▸ Data to process

§ §

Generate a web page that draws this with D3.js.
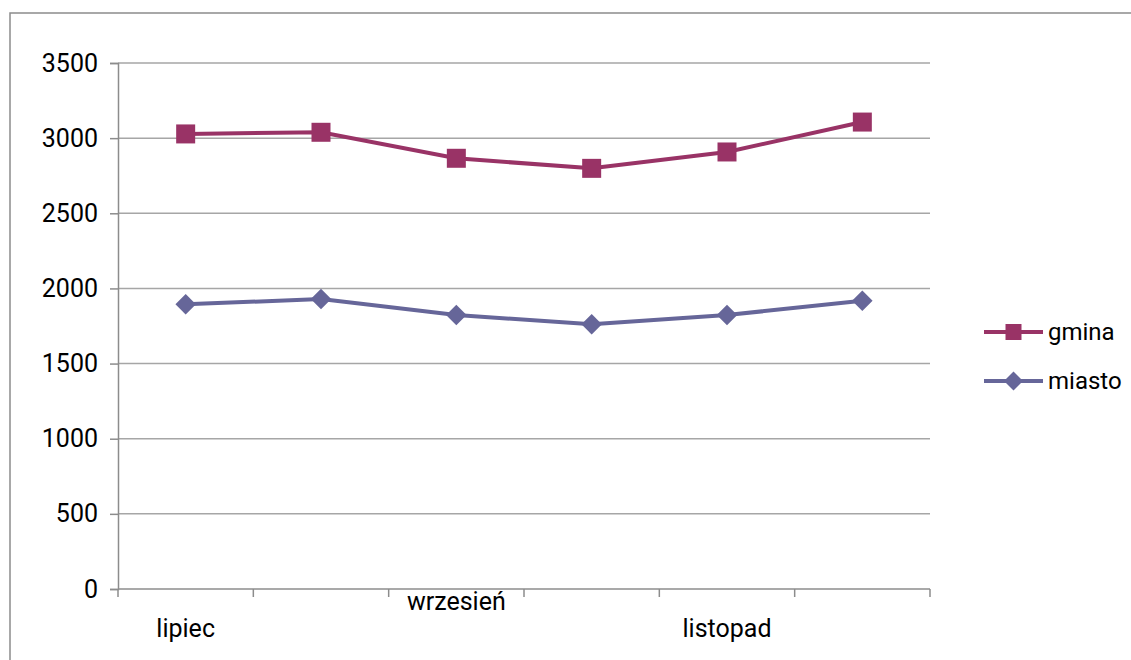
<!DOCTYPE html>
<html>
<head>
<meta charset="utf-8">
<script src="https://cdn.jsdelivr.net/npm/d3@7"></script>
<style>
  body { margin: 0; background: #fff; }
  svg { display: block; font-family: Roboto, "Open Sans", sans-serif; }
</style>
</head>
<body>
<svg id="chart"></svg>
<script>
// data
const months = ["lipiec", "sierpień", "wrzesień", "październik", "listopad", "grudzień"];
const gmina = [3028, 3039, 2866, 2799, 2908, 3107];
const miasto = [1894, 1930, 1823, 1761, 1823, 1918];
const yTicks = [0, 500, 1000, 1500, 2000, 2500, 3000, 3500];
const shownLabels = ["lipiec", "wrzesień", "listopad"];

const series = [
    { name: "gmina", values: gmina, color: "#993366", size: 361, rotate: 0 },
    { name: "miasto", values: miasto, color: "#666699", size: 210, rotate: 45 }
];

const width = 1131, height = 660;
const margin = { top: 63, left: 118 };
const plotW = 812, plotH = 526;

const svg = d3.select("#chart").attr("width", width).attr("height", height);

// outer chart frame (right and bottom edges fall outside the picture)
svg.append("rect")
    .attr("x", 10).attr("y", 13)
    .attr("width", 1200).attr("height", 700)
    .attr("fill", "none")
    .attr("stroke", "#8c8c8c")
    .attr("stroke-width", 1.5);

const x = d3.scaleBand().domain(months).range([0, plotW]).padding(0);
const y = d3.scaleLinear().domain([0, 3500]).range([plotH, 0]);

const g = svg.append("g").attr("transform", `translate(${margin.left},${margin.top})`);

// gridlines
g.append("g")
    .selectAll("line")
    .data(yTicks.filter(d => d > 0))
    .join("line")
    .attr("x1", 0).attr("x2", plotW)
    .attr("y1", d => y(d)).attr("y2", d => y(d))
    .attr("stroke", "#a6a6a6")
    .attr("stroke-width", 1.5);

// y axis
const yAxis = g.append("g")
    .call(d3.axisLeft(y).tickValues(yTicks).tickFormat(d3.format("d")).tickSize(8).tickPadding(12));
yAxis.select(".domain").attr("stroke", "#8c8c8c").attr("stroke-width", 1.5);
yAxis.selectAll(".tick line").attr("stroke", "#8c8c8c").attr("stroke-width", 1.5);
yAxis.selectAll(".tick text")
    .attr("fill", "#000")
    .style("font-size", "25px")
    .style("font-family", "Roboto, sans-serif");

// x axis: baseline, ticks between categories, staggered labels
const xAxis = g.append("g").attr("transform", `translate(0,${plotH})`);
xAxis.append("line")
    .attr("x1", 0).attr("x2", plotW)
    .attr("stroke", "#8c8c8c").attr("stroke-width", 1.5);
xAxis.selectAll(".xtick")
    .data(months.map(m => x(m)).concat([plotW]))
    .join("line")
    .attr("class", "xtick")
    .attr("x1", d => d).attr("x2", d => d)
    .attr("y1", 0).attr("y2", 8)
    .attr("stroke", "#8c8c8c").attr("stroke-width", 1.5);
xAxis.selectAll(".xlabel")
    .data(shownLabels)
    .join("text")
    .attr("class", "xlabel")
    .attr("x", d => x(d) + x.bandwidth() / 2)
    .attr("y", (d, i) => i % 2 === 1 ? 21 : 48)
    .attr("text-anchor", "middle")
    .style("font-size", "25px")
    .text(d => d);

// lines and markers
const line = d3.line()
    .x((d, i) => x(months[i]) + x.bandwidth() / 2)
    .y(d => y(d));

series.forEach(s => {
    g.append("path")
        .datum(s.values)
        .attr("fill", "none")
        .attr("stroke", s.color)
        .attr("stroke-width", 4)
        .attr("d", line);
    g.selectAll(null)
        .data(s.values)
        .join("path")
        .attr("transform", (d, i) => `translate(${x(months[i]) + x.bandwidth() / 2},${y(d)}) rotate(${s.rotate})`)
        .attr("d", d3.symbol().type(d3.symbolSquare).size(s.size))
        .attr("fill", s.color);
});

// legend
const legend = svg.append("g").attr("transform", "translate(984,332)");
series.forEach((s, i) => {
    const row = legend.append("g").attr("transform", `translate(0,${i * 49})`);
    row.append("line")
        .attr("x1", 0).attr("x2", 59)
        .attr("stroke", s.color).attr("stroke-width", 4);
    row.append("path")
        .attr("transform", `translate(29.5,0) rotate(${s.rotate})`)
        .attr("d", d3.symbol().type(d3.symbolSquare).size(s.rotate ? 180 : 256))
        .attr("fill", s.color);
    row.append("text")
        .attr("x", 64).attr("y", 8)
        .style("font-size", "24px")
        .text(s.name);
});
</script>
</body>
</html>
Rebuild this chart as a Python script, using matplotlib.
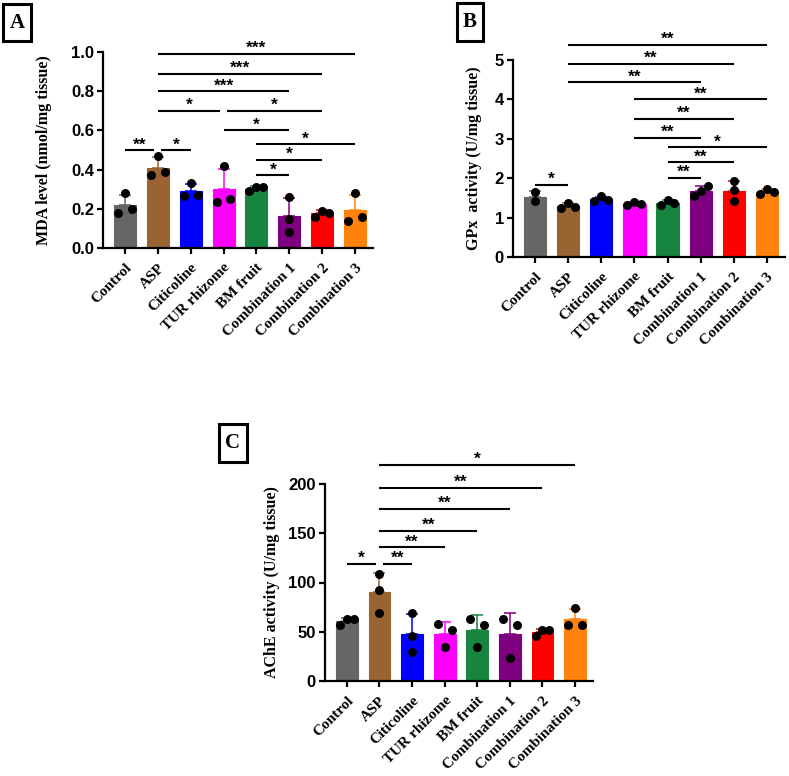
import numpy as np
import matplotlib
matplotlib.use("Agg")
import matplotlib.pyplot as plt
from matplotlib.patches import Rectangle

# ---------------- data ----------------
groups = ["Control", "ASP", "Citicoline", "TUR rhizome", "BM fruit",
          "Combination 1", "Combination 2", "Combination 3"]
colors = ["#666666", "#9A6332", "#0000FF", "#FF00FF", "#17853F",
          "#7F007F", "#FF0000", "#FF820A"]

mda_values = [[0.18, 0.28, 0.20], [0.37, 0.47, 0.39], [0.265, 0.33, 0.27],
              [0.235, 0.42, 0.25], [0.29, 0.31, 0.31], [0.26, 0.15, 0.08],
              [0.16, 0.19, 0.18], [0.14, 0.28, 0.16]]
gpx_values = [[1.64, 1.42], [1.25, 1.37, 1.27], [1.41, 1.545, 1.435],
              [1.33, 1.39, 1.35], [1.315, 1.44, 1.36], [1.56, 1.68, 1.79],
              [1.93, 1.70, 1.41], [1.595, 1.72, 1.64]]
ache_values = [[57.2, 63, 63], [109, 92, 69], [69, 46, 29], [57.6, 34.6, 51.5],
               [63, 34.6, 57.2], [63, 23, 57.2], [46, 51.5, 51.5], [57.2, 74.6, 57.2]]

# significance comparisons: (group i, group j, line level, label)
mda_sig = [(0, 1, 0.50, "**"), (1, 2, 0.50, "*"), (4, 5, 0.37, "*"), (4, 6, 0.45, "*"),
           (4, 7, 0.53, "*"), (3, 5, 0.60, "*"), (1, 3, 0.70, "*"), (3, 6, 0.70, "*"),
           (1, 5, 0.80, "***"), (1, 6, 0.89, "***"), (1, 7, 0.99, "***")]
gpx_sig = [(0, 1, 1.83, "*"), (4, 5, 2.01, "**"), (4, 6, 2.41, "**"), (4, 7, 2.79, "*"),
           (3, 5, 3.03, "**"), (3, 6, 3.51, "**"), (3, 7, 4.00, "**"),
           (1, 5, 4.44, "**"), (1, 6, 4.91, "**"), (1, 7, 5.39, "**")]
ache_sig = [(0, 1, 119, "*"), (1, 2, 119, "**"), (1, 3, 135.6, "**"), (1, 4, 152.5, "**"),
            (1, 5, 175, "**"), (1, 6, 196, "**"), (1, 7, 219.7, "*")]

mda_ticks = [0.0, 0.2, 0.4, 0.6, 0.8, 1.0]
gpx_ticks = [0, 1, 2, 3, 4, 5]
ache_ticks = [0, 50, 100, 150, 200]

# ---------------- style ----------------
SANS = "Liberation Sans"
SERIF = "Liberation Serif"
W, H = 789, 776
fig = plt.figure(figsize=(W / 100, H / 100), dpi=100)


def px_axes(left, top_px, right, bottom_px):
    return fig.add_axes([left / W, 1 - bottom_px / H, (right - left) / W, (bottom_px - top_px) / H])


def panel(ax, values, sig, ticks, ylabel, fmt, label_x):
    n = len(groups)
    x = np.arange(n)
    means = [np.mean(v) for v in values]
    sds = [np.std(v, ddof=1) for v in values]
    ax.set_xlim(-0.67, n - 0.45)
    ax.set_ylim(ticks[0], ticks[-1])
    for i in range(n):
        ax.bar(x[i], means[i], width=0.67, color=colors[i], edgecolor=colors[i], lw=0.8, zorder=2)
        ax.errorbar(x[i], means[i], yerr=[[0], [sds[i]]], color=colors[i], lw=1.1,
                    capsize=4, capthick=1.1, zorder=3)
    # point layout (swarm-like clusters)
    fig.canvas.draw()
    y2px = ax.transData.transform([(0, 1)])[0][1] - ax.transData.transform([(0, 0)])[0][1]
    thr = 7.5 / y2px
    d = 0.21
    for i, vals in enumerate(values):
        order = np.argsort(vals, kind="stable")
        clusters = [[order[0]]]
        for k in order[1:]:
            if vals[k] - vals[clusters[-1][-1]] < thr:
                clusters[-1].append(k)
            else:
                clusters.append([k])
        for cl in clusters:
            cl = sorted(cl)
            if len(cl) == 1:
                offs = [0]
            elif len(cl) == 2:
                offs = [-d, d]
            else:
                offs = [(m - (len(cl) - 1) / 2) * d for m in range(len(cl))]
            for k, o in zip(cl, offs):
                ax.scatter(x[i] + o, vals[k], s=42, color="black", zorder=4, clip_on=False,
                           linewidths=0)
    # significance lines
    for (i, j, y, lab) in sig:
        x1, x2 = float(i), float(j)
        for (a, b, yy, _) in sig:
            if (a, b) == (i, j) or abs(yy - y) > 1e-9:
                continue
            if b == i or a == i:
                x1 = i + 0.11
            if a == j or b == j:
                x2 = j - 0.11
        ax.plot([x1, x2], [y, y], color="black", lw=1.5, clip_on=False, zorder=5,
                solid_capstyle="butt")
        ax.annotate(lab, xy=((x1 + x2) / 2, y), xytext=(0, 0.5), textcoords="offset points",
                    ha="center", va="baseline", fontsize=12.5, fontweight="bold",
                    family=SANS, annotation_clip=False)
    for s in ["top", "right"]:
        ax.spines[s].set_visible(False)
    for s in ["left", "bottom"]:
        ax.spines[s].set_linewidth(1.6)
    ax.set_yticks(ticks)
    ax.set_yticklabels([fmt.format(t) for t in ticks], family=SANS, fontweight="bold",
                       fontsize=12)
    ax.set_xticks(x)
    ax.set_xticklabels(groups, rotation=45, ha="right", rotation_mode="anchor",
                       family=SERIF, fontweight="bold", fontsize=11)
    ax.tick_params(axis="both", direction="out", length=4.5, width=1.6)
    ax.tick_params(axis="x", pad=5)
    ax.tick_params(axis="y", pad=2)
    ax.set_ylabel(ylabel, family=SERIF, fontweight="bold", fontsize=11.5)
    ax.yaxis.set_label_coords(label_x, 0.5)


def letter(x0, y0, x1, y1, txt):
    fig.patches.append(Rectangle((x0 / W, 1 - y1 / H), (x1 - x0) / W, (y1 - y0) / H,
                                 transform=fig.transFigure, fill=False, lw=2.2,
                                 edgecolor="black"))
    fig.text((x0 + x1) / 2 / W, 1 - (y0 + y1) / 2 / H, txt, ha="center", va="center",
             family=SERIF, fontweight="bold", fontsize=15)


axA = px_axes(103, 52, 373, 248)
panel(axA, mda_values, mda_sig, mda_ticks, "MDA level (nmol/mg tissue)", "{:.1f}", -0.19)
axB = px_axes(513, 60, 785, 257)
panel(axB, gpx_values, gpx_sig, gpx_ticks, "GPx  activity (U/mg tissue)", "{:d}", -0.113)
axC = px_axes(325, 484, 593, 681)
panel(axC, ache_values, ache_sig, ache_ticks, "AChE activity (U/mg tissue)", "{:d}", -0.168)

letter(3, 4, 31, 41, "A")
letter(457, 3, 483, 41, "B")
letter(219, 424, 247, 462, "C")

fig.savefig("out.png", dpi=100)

§ §

▸ What this task involves
Only the lines between the one with "Rebuild this chart" and the one with "ache_ticks = [0, 50, 100, 150, 200]", those two included, get copied from the material above. Keep it exact and free of pictures.

▸ Result
Rebuild this chart as a Python script, using matplotlib.
import numpy as np
import matplotlib
matplotlib.use("Agg")
import matplotlib.pyplot as plt
from matplotlib.patches import Rectangle

# ---------------- data ----------------
groups = ["Control", "ASP", "Citicoline", "TUR rhizome", "BM fruit",
          "Combination 1", "Combination 2", "Combination 3"]
colors = ["#666666", "#9A6332", "#0000FF", "#FF00FF", "#17853F",
          "#7F007F", "#FF0000", "#FF820A"]

mda_values = [[0.18, 0.28, 0.20], [0.37, 0.47, 0.39], [0.265, 0.33, 0.27],
              [0.235, 0.42, 0.25], [0.29, 0.31, 0.31], [0.26, 0.15, 0.08],
              [0.16, 0.19, 0.18], [0.14, 0.28, 0.16]]
gpx_values = [[1.64, 1.42], [1.25, 1.37, 1.27], [1.41, 1.545, 1.435],
              [1.33, 1.39, 1.35], [1.315, 1.44, 1.36], [1.56, 1.68, 1.79],
              [1.93, 1.70, 1.41], [1.595, 1.72, 1.64]]
ache_values = [[57.2, 63, 63], [109, 92, 69], [69, 46, 29], [57.6, 34.6, 51.5],
               [63, 34.6, 57.2], [63, 23, 57.2], [46, 51.5, 51.5], [57.2, 74.6, 57.2]]

# significance comparisons: (group i, group j, line level, label)
mda_sig = [(0, 1, 0.50, "**"), (1, 2, 0.50, "*"), (4, 5, 0.37, "*"), (4, 6, 0.45, "*"),
           (4, 7, 0.53, "*"), (3, 5, 0.60, "*"), (1, 3, 0.70, "*"), (3, 6, 0.70, "*"),
           (1, 5, 0.80, "***"), (1, 6, 0.89, "***"), (1, 7, 0.99, "***")]
gpx_sig = [(0, 1, 1.83, "*"), (4, 5, 2.01, "**"), (4, 6, 2.41, "**"), (4, 7, 2.79, "*"),
           (3, 5, 3.03, "**"), (3, 6, 3.51, "**"), (3, 7, 4.00, "**"),
           (1, 5, 4.44, "**"), (1, 6, 4.91, "**"), (1, 7, 5.39, "**")]
ache_sig = [(0, 1, 119, "*"), (1, 2, 119, "**"), (1, 3, 135.6, "**"), (1, 4, 152.5, "**"),
            (1, 5, 175, "**"), (1, 6, 196, "**"), (1, 7, 219.7, "*")]

mda_ticks = [0.0, 0.2, 0.4, 0.6, 0.8, 1.0]
gpx_ticks = [0, 1, 2, 3, 4, 5]
ache_ticks = [0, 50, 100, 150, 200]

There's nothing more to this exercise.